Sambil terus memanggili namamu
amarah pemberontakanku yang suci
bangkit dengan perkasa malam ini
dan menghamburkan diri ke cakrawala
yang sebagai gadis telanjang
membukakan diri padaku
Penuh. Dan prawan.

Keheningan sesudah itu
sebagai telaga besar yang beku
dan aku pun beku di tepinya.
Wajahku. Lihatlah, wajahku.
Terkaca di keheningan.
Berdarah dan luka-luka
dicakar masa silamku.


Parafrasa:

Sambil menyeberangi sepi, kupanggil namamu, wanitaku. Apakah kau tak mendengarku? Kekasihmu yang sudah begitu terpuruk di sini?

Malam yang kulalui selalu berkeluh kesah dan memeluk jiwaku yang payah, yang resah. Itu
kerna memberontak terhadap rumah, yang mengurungku dengan segala aturannya yang membuatku memberontak terhadap adat yang latah, tradisi yang tak mungkin berubah
dan pada akhirnya aku pun tergoda menuju cakrawala, yang membebaskanku dari segalanya.

Sia-sia kucari pancaran sinar matamu agar dapat memantik asaku. Ingin kuingat lagi bau tubuhmu yang kini sudah kulupa. Sia-sia. Tak ada yang bisa kujangkau. Kehadiranmu begitu jauh tak terengkuh. Maka kini sempurnalah kesepianku.

Angin pemberontakan menderaku yang telah kehilanganmu. Ia menyerang langit tempat segala harapanku bersemayam, dan bumi dimana tubuhku yang lunglai berada. Dan bersamaan dengannya pula dua belas ekor serigala jelmaan dari derita yang kualami telah muncul dari masa silam, tanpa rasa iba seketika merobek-robek hatiku yang celaka.

Berulang kali kupanggil namamu.
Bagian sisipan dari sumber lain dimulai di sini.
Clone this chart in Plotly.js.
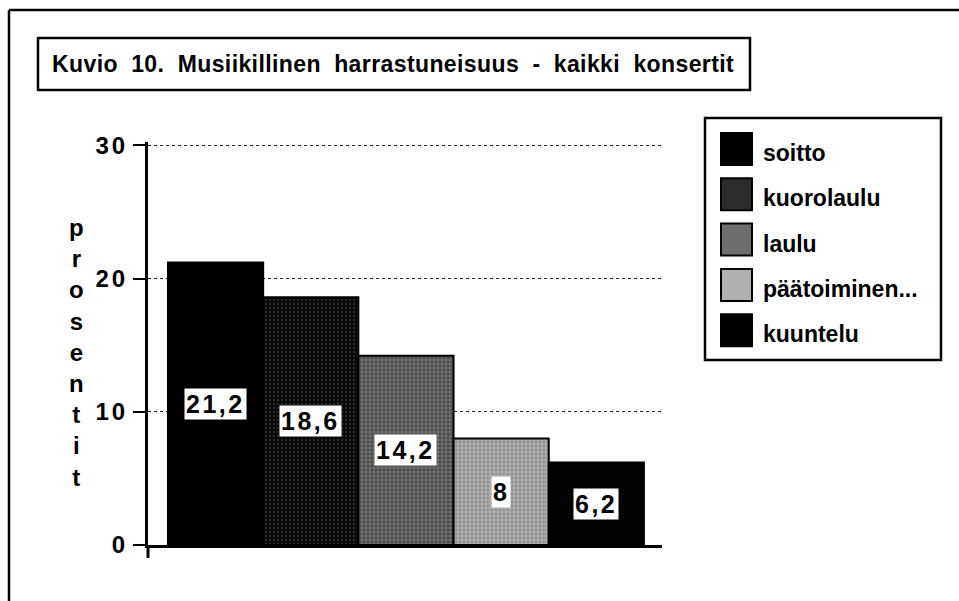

Adakah kau mendengarnya? Dimanakah engkau, wanitaku? Apakah engkau juga menjadi masa silamku? Yang begitu jauh tak terjangkau lagi olehku. Tapi tetap kupanggili namamu. Berkali-kali kupanggili namamu. Kerna engkau rumah di lembah. Dan aku masih berharap kelak ke sana aku bersua denganmu. Dan Tuhan? Apakah Dia tahu apa yang kurasa kini? Yang kutahu Tuhan adalah seniman tak terduga. Dia yang selalu sebagai sediakala hanya memperdulikan yang besar saja. Deritaku akan kehilanganmu pastilah bukan menjadi perhatianNya.

Seribu jari dari masa silam menuding padaku. Tidak. Aku tak bisa kembali ke masa silamku yang suram, menghirup aroma luka yang menganga.

Sambil terus memanggili namamu, kini amarah pemberontakanku yang suci telah bangkit dengan perkasa malam ini, dan dengan menghamburkan diri ke cakrawala, ia yang sebagai gadis telanjang di hadapan seolah membukakan diri padaku. Begitu ranum penuh tubuhnya dan juga perawan.

Keheningan sesudah itu datang menjelma sebagai telaga besar yang beku , dan aku pun beku di tepinya. Ini wajahku yang dirajam derita kehilanganmu. Kini lihatlah, wajahku yang terkaca di keheningan. Seraut rupa yang berdarah dan luka-luka dicakar masa silamku.